From the shadows of postwar Canada and Japan to the vast Canadian prairies of the new millennium, The Emperor’s Orphans explores cultural identity through movements of place and voice. The story Sally Ito weaves is of loss and longing, restoration and recovery.  Through her voice and the voices of her family, Ito recounts a tale of journeys to and from Japan and Canada.  Along the way, she discovers startling family secrets that reveal the effects of war on her family’s lives and identities as Japanese Canadians.

Book Club Questions

Suggested Book Club discussion questions for The Emperor’s Orphans by Sally Ito

  1. Before reading The Emperor’s Orphans, what did you know about the experiences of Japanese Canadians during WWII? Do you think this is an overlooked part of Canadian history?
  2. Sally reflects that her Japanese name, Sachiko, means “happy child,” while her English name means “princess,” and the Japanese phonetic equivalent (“Sa-ri”) means “gossamer village” (p. 7-8). Did the meaning of your own name shape your identity in anyway? In our modern world, do you think it still matters ‘what’s in a name?’ Why or why not?
  3. As she grapples with her identity as a Japanese-Canadian woman, Sally Ito identifies her mother’s ikebana vase as a metaphor for her cultural identity (p. 13). Can you think of an object that signifies your own cultural identity?
  4. Chiyoko, Sally’s grandmother, was often known to say “Un ga warui” or “Fate is bad” (p. 7). Do you have any ideological phrases/mottos that were passed on to you by your parents or grandparents? If so, how did they shape your present-day identity?
  5. Sally learns about her father’s early experiences after he returned to Canada by reading the journal he kept at the time. Do you keep a journal? Why or why not?
  6. Auntie Kay played a major role in Sally’s life as a grandmother figure and also as a storyteller. Growing up, did you have a family storyteller? What are some specific stories that have stayed with you? Alternatively, are there any stories you never got to hear and how do you cope with this absence?
  7. Sally refers to an Ito family “jinx,” wherein the eldest son departs from Japan and “skips out” of their family duties (p. 26, 112). Do you have recurring patterns like this in your family history?
  8. Sally’s father was an extraordinary person in that he seamlessly bridged his Japanese and Canadian identities (p. 147). Have you ever been in a position where you had to reconcile two different roles/identities within yourself? Were you able to accomplish this and find equal footing for each, or does one take precedence over the other? If the latter, is this problematic for you?

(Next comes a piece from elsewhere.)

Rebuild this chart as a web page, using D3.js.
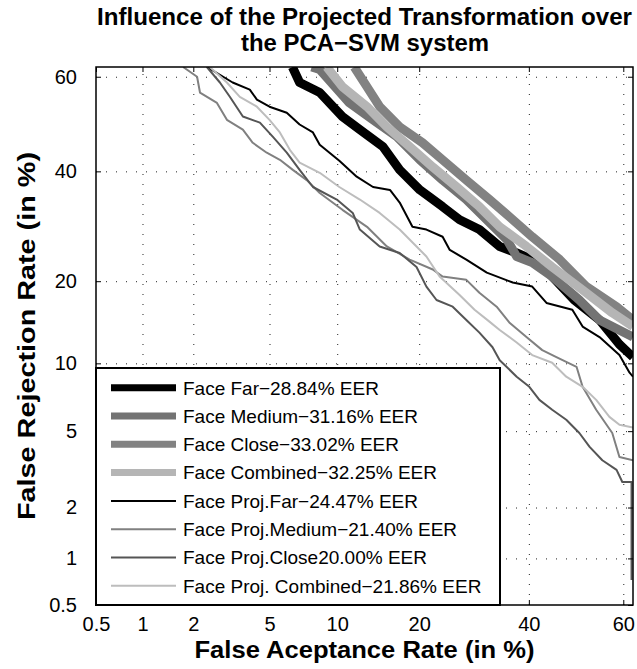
<!DOCTYPE html>
<html>
<head>
<meta charset="utf-8">
<script src="https://cdn.jsdelivr.net/npm/d3@7"></script>
<style>
  body { margin: 0; background: #fff; }
  text { font-family: "Liberation Sans", Arial, Helvetica, sans-serif; fill: #000; }
</style>
</head>
<body>
<svg id="chart" width="637" height="669"></svg>
<script>
const margin = { top: 67, right: 4, bottom: 64, left: 96 };
const width = 637 - margin.left - margin.right;
const height = 669 - margin.top - margin.bottom;

// ! tick values (in %)
const tickVals = [0.5, 1, 2, 5, 10, 20, 40, 60];
const axisMin = 0.5;
const axisMax = 62;

// ! curves: [false acceptance %, false rejection %]
const faceFar = [[6.4,62],[6.9,58.8],[8.45,56.7],[10.5,51.6],[12.3,48.8],[15.0,45.2],[17.2,40.3],[20.1,36.2],[23.7,32.9],[26.6,30.4],[30.2,28.6],[34.1,25.6],[37.5,24.5],[42.2,22.9],[44.9,20.7],[49.6,17.3],[55.0,14.7],[59.2,11.9],[62,10.6]];
const faceMedium = [[7.8,62],[8.45,61.5],[11.2,54.5],[13.8,50.9],[16.8,47.3],[20.1,42.4],[23.7,38.2],[27.8,34.3],[31.6,30.4],[35.5,26.8],[37.5,23.9],[40.7,22.9],[44.9,20.7],[50.7,17.3],[55.0,14.7],[62,12.7]];
const faceClose = [[11.7,62],[13.1,57.9],[14.6,53.7],[17.2,49.4],[20.5,46.0],[23.7,42.4],[27.8,38.2],[32.1,34.3],[36.0,31.0],[40.7,27.3],[46.5,23.4],[52.2,19.2],[58.6,16.4],[62,14.7]];
const faceCombined = [[9.05,62],[10.5,57.9],[13.1,53.7],[15.5,49.4],[18.6,45.2],[22.1,40.9],[26.1,36.8],[30.2,32.9],[34.1,29.1],[39.5,25.6],[44.9,22.2],[51.4,18.7],[57.7,15.6],[62,13.9]];
const projFar = [[2.38,62],[3.27,58.8],[4.0,57.3],[4.34,55.2],[5.0,53.7],[6.03,52.4],[6.9,49.9],[7.9,48.2],[8.45,45.6],[10.2,42.2],[11.96,38.9],[13.8,36.8],[15.9,36.2],[17.2,33.7],[19.0,29.1],[21.1,28.6],[23.7,27.3],[24.9,25.0],[27.8,23.4],[31.6,21.3],[36.7,19.8],[40.7,19.2],[43.7,16.9],[49.2,16.0],[51.4,13.9],[55.0,12.7],[59.2,10.8],[61.3,9.15],[62,8.8]];
const projMedium = [[1.75,62],[2.1,60],[2.18,56.7],[2.7,54.5],[3.05,50.9],[3.69,48.8],[4.14,46.0],[4.85,43.9],[5.6,42.4],[6.43,40.3],[7.42,38.2],[8.45,35.6],[10.5,32.3],[13.1,29.1],[15.5,25.6],[18.6,23.4],[22.1,21.8],[23.7,20.7],[27.8,20.2],[30.2,18.3],[33.5,16.4],[36.0,14.4],[39.5,12.7],[42.8,11.3],[45.8,10.6],[50.1,9.68],[51.4,7.97],[54.3,6.3],[57.7,4.9],[59.2,3.73],[62,3.59]];
const projClose = [[2.38,62],[2.8,58.8],[3.16,55.8],[3.69,51.6],[4.49,50.3],[5.18,47.3],[6.03,43.9],[6.9,40.3],[7.9,36.8],[9.96,34.3],[11.54,31.7],[12.3,28.6],[14.6,25.6],[17.2,24.5],[19.6,22.2],[21.1,19.2],[22.7,17.3],[25.4,16.4],[27.8,14.7],[30.2,13.2],[32.7,11.6],[34.1,10.3],[37.5,8.8],[40.1,7.97],[42.2,6.98],[44.9,6.3],[47.9,5.66],[50.7,4.9],[52.9,4.19],[55.6,3.59],[58.6,3.2],[59.8,2.76],[61.7,2.76],[61.7,0.73]];
const projCombined = [[2.47,62],[3.05,58.8],[3.56,55.8],[4.34,53.7],[5.0,50.9],[5.6,48.2],[6.23,44.5],[6.9,41.8],[8.45,39.7],[10.2,36.8],[12.3,34.3],[14.6,31.7],[17.2,28.6],[19.6,25.6],[21.1,23.9],[23.2,20.7],[26.6,18.0],[29.3,16.0],[32.1,14.5],[34.1,13.5],[37.5,12.1],[40.7,10.8],[44.9,10.05],[47.9,8.8],[51.4,7.97],[54.3,6.98],[57.1,5.84],[59.2,5.36],[62,5.2]];

const labels = [
  "Face Far\u221228.84% EER",
  "Face Medium\u221231.16% EER",
  "Face Close\u221233.02% EER",
  "Face Combined\u221232.25% EER",
  "Face Proj.Far\u221224.47% EER",
  "Face Proj.Medium\u221221.40% EER",
  "Face Proj.Close20.00% EER",
  "Face Proj. Combined\u221221.86% EER"
];
const curves = [faceFar, faceMedium, faceClose, faceCombined, projFar, projMedium, projClose, projCombined];

// line styles for each series
const colors = ["#000000", "#737373", "#828282", "#b5b5b5", "#000000", "#808080", "#555555", "#bdbdbd"];
const widths = [9, 9, 9, 9, 2, 2, 2, 2];

// inverse normal cdf (Acklam) -> DET axis
function probit(p) {
  const a = [-3.969683028665376e+01, 2.209460984245205e+02, -2.759285104469687e+02, 1.383577518672690e+02, -3.066479806614716e+01, 2.506628277459239e+00];
  const b = [-5.447609879822406e+01, 1.615858368580409e+02, -1.556989798598866e+02, 6.680131188771972e+01, -1.328068155288572e+01];
  const c = [-7.784894002430293e-03, -3.223964580411365e-01, -2.400758277161838e+00, -2.549671010434048e+00, 4.374664141464968e+00, 2.938163982698783e+00];
  const d = [7.784695709041462e-03, 3.224671290700398e-01, 2.445134137142996e+00, 3.754408661907416e+00];
  const pl = 0.02425;
  let q, r;
  if (p < pl) {
    q = Math.sqrt(-2 * Math.log(p));
    return (((((c[0]*q+c[1])*q+c[2])*q+c[3])*q+c[4])*q+c[5]) / ((((d[0]*q+d[1])*q+d[2])*q+d[3])*q+1);
  }
  if (p <= 1 - pl) {
    q = p - 0.5; r = q * q;
    return (((((a[0]*r+a[1])*r+a[2])*r+a[3])*r+a[4])*r+a[5])*q / (((((b[0]*r+b[1])*r+b[2])*r+b[3])*r+b[4])*r+1);
  }
  q = Math.sqrt(-2 * Math.log(1 - p));
  return -(((((c[0]*q+c[1])*q+c[2])*q+c[3])*q+c[4])*q+c[5]) / ((((d[0]*q+d[1])*q+d[2])*q+d[3])*q+1);
}

// a small scale wrapper so d3.axis can use it
function probitScale(lin) {
  const s = (v) => lin(probit(v / 100));
  s.copy = () => probitScale(lin.copy());
  s.range = () => lin.range();
  s.domain = () => [axisMin, axisMax];
  return s;
}

const x = probitScale(d3.scaleLinear().domain([probit(axisMin / 100), probit(axisMax / 100)]).range([0, width]));
const y = probitScale(d3.scaleLinear().domain([probit(axisMin / 100), probit(axisMax / 100)]).range([height, 0]));

const svgRoot = d3.select("#chart");
const svg = svgRoot.append("g").attr("transform", `translate(${margin.left},${margin.top})`);

svg.append("clipPath").attr("id", "clip")
  .append("rect").attr("width", width).attr("height", height);

// dotted grid
const gridX = svg.append("g").attr("transform", `translate(0,${height})`)
  .call(d3.axisBottom(x).tickValues(tickVals.slice(1)).tickSize(-height).tickFormat(""));
const gridY = svg.append("g")
  .call(d3.axisLeft(y).tickValues(tickVals.slice(1)).tickSize(-width).tickFormat(""));
[gridX, gridY].forEach((g) => {
  g.select(".domain").remove();
  g.selectAll("line").attr("stroke", "#222").attr("stroke-width", 1).attr("stroke-dasharray", "1,9");
});

// curves
const line = d3.line().x((d) => x(d[0])).y((d) => y(d[1]));
const plot = svg.append("g").attr("clip-path", "url(#clip)");
curves.forEach(function (c, i) {
  plot.append("path")
    .datum(c)
    .attr("fill", "none")
    .attr("stroke", colors[i])
    .attr("stroke-width", widths[i])
    .attr("stroke-linejoin", "round")
    .attr("stroke-linecap", "butt")
    .attr("d", line);
});

// axes with inner ticks on all four sides
function styleAxis(g) {
  g.select(".domain").remove();
  g.selectAll("line").attr("stroke", "#000").attr("stroke-width", 1);
  g.selectAll("text").style("font-size", "20px").attr("fill", "#000");
}
svg.append("g").attr("transform", `translate(0,${height})`)
  .call(d3.axisBottom(x).tickValues(tickVals).tickSizeInner(-5).tickSizeOuter(0).tickPadding(12).tickFormat(d3.format("")))
  .call(styleAxis);
svg.append("g")
  .call(d3.axisLeft(y).tickValues(tickVals).tickSizeInner(-5).tickSizeOuter(0).tickPadding(19).tickFormat(d3.format("")))
  .call(styleAxis);
svg.append("g")
  .call(d3.axisTop(x).tickValues(tickVals).tickSizeInner(-5).tickSizeOuter(0).tickFormat(""))
  .call(styleAxis);
svg.append("g").attr("transform", `translate(${width},0)`)
  .call(d3.axisRight(y).tickValues(tickVals).tickSizeInner(-5).tickSizeOuter(0).tickFormat(""))
  .call(styleAxis);

svg.append("rect")
  .attr("width", width).attr("height", height)
  .attr("fill", "none").attr("stroke", "#000").attr("stroke-width", 1.5);

// legend
const legend = svg.append("g").attr("transform", "translate(0,301)");
legend.append("rect")
  .attr("width", 404).attr("height", 237)
  .attr("fill", "#fff").attr("stroke", "#000").attr("stroke-width", 2);
labels.forEach(function (lab, i) {
  const cy = 19.7 + i * 28.3;
  legend.append("line")
    .attr("x1", 15).attr("x2", 80).attr("y1", cy).attr("y2", cy)
    .attr("stroke", colors[i]).attr("stroke-width", widths[i] > 2 ? 7 : 2);
  legend.append("text")
    .attr("x", 87).attr("y", cy).attr("dy", "0.36em")
    .style("font-size", "19px")
    .text(lab);
});

// titles
svgRoot.append("text")
  .attr("x", margin.left + width / 2).attr("y", 25)
  .attr("text-anchor", "middle")
  .attr("textLength", 535).attr("lengthAdjust", "spacingAndGlyphs")
  .style("font-size", "23px").style("font-weight", "bold")
  .text("Influence of the Projected Transformation over");
svgRoot.append("text")
  .attr("x", 365).attr("y", 51)
  .attr("text-anchor", "middle")
  .attr("textLength", 248).attr("lengthAdjust", "spacingAndGlyphs")
  .style("font-size", "23px").style("font-weight", "bold")
  .text("the PCA\u2212SVM system");
svgRoot.append("text")
  .attr("x", margin.left + width / 2).attr("y", 658)
  .attr("text-anchor", "middle")
  .attr("textLength", 340).attr("lengthAdjust", "spacingAndGlyphs")
  .style("font-size", "23px").style("font-weight", "bold")
  .text("False Aceptance Rate (in %)");
svgRoot.append("text")
  .attr("transform", `translate(35,${margin.top + height / 2}) rotate(-90)`)
  .attr("text-anchor", "middle")
  .attr("textLength", 368).attr("lengthAdjust", "spacingAndGlyphs")
  .style("font-size", "24px").style("font-weight", "bold")
  .text("False Rejection Rate (in %)");
</script>
</body>
</html>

09.          In the Emperor’s Orphans, we learn that Japanese culture is permeated by familial expectations, and a feeling of being “beholden” to family members, sometimes based on the actions of the parents and grandparents that came before you (p. 189). Have you ever been faced with weighty family expectations? What were they and how did you respond to them? Were there repercussions?

10.          Do you agree with Sally’s family’s decision to let Masaru take over ownership of Saichi’s land? Why or why not?

11.          In what ways is The Emperor’s Orphans a feminist book?

12.          If you were to write a family memoir, what would be the unique thematic focus of the book to set it apart from others like it?